Body fat mass — but not nonfat mass — was a causal risk factor for depression, indicating that fat drives the observed BMI-depression causality, according to data from a Mendelian randomization study.
"BMI is an inaccurate way of measuring overweight and obesity. Many elite athletes with a large muscle mass and a low body fat mass will have a BMI above 25, which is classified as overweight according to the common definition. This obviously doesn't make much sense,” Søren Dinesen Østergaard, MD, PhD, professor in the department of clinical medicine at Aarhus University, Denmark, said in a press release. “Therefore, one of the strengths of our study is that we've been able to zoom in and look at the specific relationship between the amount of body fat and the risk of depression.”
Researchers examined the association between fat mass, nonfat mass, height and depression using genome-wide association study results from the U.K. Biobank (n = 332,000) and the Psychiatric Genomics Consortium (n = 480,000). Specifically, analysis focused on 21 anthropometric measures: BMI, weight, height, whole-body fat percentage, whole-body fat mass, whole-body nonfat mass, fat percentage, fat mass and nonfat mass for each of trunk, right arm, left arm, right leg and left leg.
The evidence showed BMI as a causal risk factor for depression and indicated that a 1-standard deviation increase in BMI relates to a 0.17 increase in the log-OR for depression. Although the results showed a causal link between weight and depression, the estimated slope (0.13) was less than that for BMI, supporting the preference to measure obesity using BMI not weight, according to researchers.

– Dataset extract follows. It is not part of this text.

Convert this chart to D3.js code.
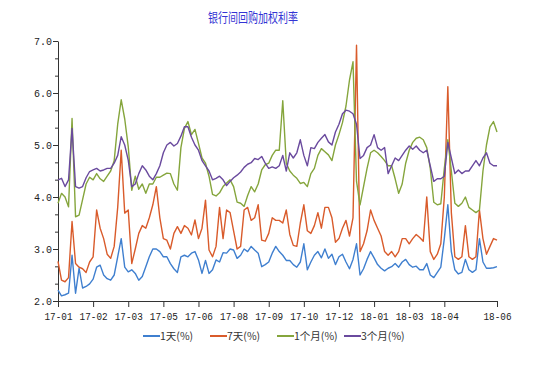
<!DOCTYPE html>
<html><head><meta charset="utf-8">
<script src="https://cdn.jsdelivr.net/npm/d3@7"></script>
<style>body{margin:0;background:#fff}</style>
</head><body>
<svg id="c" width="553" height="379"></svg>
<script>
const title = "银行间回购加权利率";
const seriesNames = ["1天(%)", "7天(%)", "1个月(%)", "3个月(%)"];
const seriesColors = ["#3f7fcf", "#d95b2b", "#85a53c", "#6a4a9e"];
const tickLabels = ["17-01","17-02","17-03","17-05","17-06","17-08","17-09","17-10","17-12","18-01","18-03","18-04","18-06"];
const tickIndex = [0,10,20,30,40,50,60,70,80,90,100,110,125];
const yTicks = [2,3,4,5,6,7];

const day1 = [2.21,2.1,2.12,2.15,2.88,2.15,2.63,2.25,2.28,2.33,2.42,2.65,2.69,2.5,2.43,2.4,2.5,2.85,3.2,2.65,2.56,2.6,2.53,2.4,2.47,2.66,2.85,3.0,3.0,2.95,2.85,2.85,
2.72,2.62,2.55,2.85,2.88,2.85,2.92,2.95,2.79,2.53,2.78,2.53,2.6,2.79,2.75,2.93,2.92,3.0,2.98,2.82,2.88,3.0,2.95,3.05,2.98,2.92,2.66,2.7,2.75,2.92,3.05,
2.95,2.88,2.78,2.78,2.7,2.65,2.75,3.1,2.6,2.75,2.88,2.95,2.83,3.0,2.82,2.9,2.7,2.85,2.9,2.75,2.62,2.8,3.1,2.5,2.62,2.8,2.95,2.83,2.7,2.63,2.58,2.63,
2.66,2.72,2.65,2.75,2.8,2.7,2.65,2.67,2.6,2.6,2.72,2.5,2.45,2.55,2.65,3.2,3.85,2.95,2.6,2.52,2.55,2.8,2.6,2.55,2.6,3.2,2.75,2.63,2.63,2.64,2.66];
const day7 = [2.76,2.4,2.37,2.45,3.53,2.72,2.65,2.62,2.55,2.75,2.85,3.75,3.4,3.2,2.9,2.82,3.05,3.8,4.9,3.69,3.75,2.72,3.0,3.3,3.45,3.4,3.6,3.85,4.2,3.6,3.2,3.17,
3.0,3.3,3.43,3.3,3.45,3.4,3.27,3.56,3.2,3.4,3.94,2.98,2.85,3.05,3.8,3.2,3.75,3.7,3.35,3.0,3.05,3.75,3.8,3.55,3.6,3.85,3.17,3.15,3.3,3.6,3.55,
3.55,3.5,3.75,3.28,3.07,3.05,3.5,3.85,3.35,3.3,3.45,3.7,3.4,3.8,3.8,3.6,3.13,3.2,3.4,3.55,3.25,3.6,6.92,2.95,3.1,3.35,3.75,3.55,3.4,3.25,2.95,2.88,
2.95,2.85,2.95,3.2,3.2,3.1,3.2,3.28,3.22,3.15,4.0,2.95,2.8,2.9,3.1,4.0,6.12,3.7,2.85,2.8,2.85,3.45,2.85,2.8,2.85,3.75,3.2,2.9,3.05,3.2,3.17];
const month1 = [3.88,4.07,4.0,3.81,5.51,3.62,3.65,3.95,4.25,4.38,4.33,4.45,4.35,4.3,4.4,4.5,4.7,5.4,5.87,5.5,4.97,4.13,4.4,4.15,4.25,4.07,4.25,4.25,4.38,4.38,4.42,4.46,
4.45,4.25,4.13,4.95,5.32,5.45,5.2,5.3,5.03,4.75,4.65,4.4,4.05,4.02,4.08,4.2,4.27,4.33,4.2,3.9,3.88,3.82,4.03,4.2,4.1,4.25,4.52,4.62,4.65,4.8,4.9,
4.9,5.85,4.65,4.5,4.42,4.36,4.26,4.28,4.2,4.45,4.55,4.8,4.93,4.87,4.81,4.7,5.0,5.2,5.43,5.75,6.25,6.6,4.3,3.85,4.2,4.55,4.85,4.9,4.85,4.78,4.7,4.6,
4.6,4.35,4.07,4.25,4.65,4.9,5.05,5.13,5.15,5.1,4.95,4.55,3.9,3.85,3.87,4.55,5.1,4.5,3.88,3.82,3.88,4.0,3.8,3.75,3.7,3.75,4.5,5.0,5.35,5.45,5.25];
const month3 = [4.33,4.36,4.2,4.33,5.32,4.2,4.17,4.2,4.37,4.49,4.52,4.55,4.5,4.52,4.55,4.55,4.65,4.8,5.16,5.0,4.71,4.2,4.25,4.45,4.6,4.52,4.4,4.33,4.45,4.6,4.85,5.0,
5.05,4.98,5.03,5.17,5.35,5.35,5.15,5.0,4.9,4.7,4.6,4.5,4.33,4.36,4.4,4.33,4.22,4.3,4.37,4.42,4.48,4.57,4.63,4.66,4.74,4.72,4.78,4.65,4.55,4.58,4.55,
4.6,4.8,4.5,4.85,4.75,4.85,5.1,4.8,4.6,4.95,4.93,5.05,5.13,5.2,5.06,5.0,5.25,5.4,5.6,5.67,5.65,5.6,5.4,4.74,4.8,4.95,5.0,5.2,4.95,4.9,4.95,4.45,
4.6,4.75,4.7,4.8,4.9,4.98,4.92,4.98,4.9,4.85,4.9,4.6,4.3,4.35,4.35,4.4,5.05,4.75,4.45,4.52,4.45,4.5,4.5,4.6,4.7,4.6,4.75,4.85,4.65,4.6,4.6];

const allSeries = [day1, day7, month1, month3];
const n = day1.length;

const svg = d3.select("#c");
svg.append("rect").attr("width",553).attr("height",379).attr("fill","#fff");

const x = d3.scaleLinear().domain([0, n-1]).range([58, 497]);
const y = d3.scaleLinear().domain([2, 7]).range([301, 41]);

svg.append("text").attr("x", 253).attr("y", 22).attr("text-anchor","middle")
  .attr("font-family","Noto Sans CJK SC").attr("font-size",13).attr("fill","#3434d4")
  .attr("textLength",90).attr("lengthAdjust","spacingAndGlyphs").text(title);

// minor y ticks
const minor = d3.range(0, 16).map(k => 2 + k/3).filter(v => Math.abs(v - Math.round(v)) > 0.01);
svg.append("g").attr("transform","translate(58,0)")
  .call(d3.axisLeft(y).tickValues(minor).tickSize(3).tickFormat(""))
  .call(g => g.select(".domain").remove())
  .selectAll("line").attr("stroke","#333");

const yAxis = svg.append("g").attr("transform","translate(58,0)")
  .call(d3.axisLeft(y).tickValues(yTicks).tickFormat(d3.format(".1f")).tickSize(5).tickSizeOuter(0).tickPadding(1));
yAxis.selectAll("text").attr("font-family","Liberation Mono").attr("font-size",11.5).attr("fill","#222")
  .attr("textLength",18).attr("lengthAdjust","spacingAndGlyphs");
yAxis.selectAll("line,path").attr("stroke","#333");

const xAxis = svg.append("g").attr("transform","translate(0,301)")
  .call(d3.axisBottom(x).tickValues(tickIndex).tickFormat((d,i) => tickLabels[i]).tickSize(6).tickSizeOuter(0).tickPadding(5));
xAxis.selectAll("text").attr("font-family","Liberation Mono").attr("font-size",11.5).attr("fill","#222")
  .attr("textLength",28).attr("lengthAdjust","spacingAndGlyphs");
xAxis.selectAll("line,path").attr("stroke","#333");

const line = d3.line().x((d,i) => x(i)).y(d => y(d));
allSeries.forEach((s, k) => {
  svg.append("path").datum(s).attr("d", line).attr("fill","none")
    .attr("stroke", seriesColors[k]).attr("stroke-width",1.4).attr("stroke-linejoin","round");
});

const legendX = [143, 210, 277, 344];
const leg = svg.append("g");
seriesNames.forEach((name, k) => {
  leg.append("line").attr("x1", legendX[k]).attr("x2", legendX[k] + 17).attr("y1", 336).attr("y2", 336)
    .attr("stroke", seriesColors[k]).attr("stroke-width", 2);
  leg.append("text").attr("x", legendX[k] + 17).attr("y", 340)
    .attr("font-family","Noto Sans CJK SC").attr("font-size",10.5).attr("fill","#333").text(name);
});
</script>
</body></html>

In addition, the researchers reported that short stature was a causal risk factor for depression, with a 1-standard deviation increase in height relating to a 0.06 reduction in the log-OR for depression.
Mendelian randomization also showed evidence that whole-body fat percentage and whole-body fat mass were both causal risk factors for depression, but whole-body nonfat was not, regardless of the location of the fat on the body.
The findings suggested that reducing fat mass will reduce the risk for depression.
"As it appears to be the psychological consequences of obesity, such as a negative body image and low self-esteem that is the main driving force behind the increased risk of depression, society's efforts to combat obesity must not stigmatize, as this will probably increase the risk of depression even further,” Østergaard said in the release. “It is important to bear this in mind so we can avoid doing more harm than good in the effort to curb the obesity epidemic.” – by Savannah Demko
Disclosure: The authors report no relevant financial disclosures.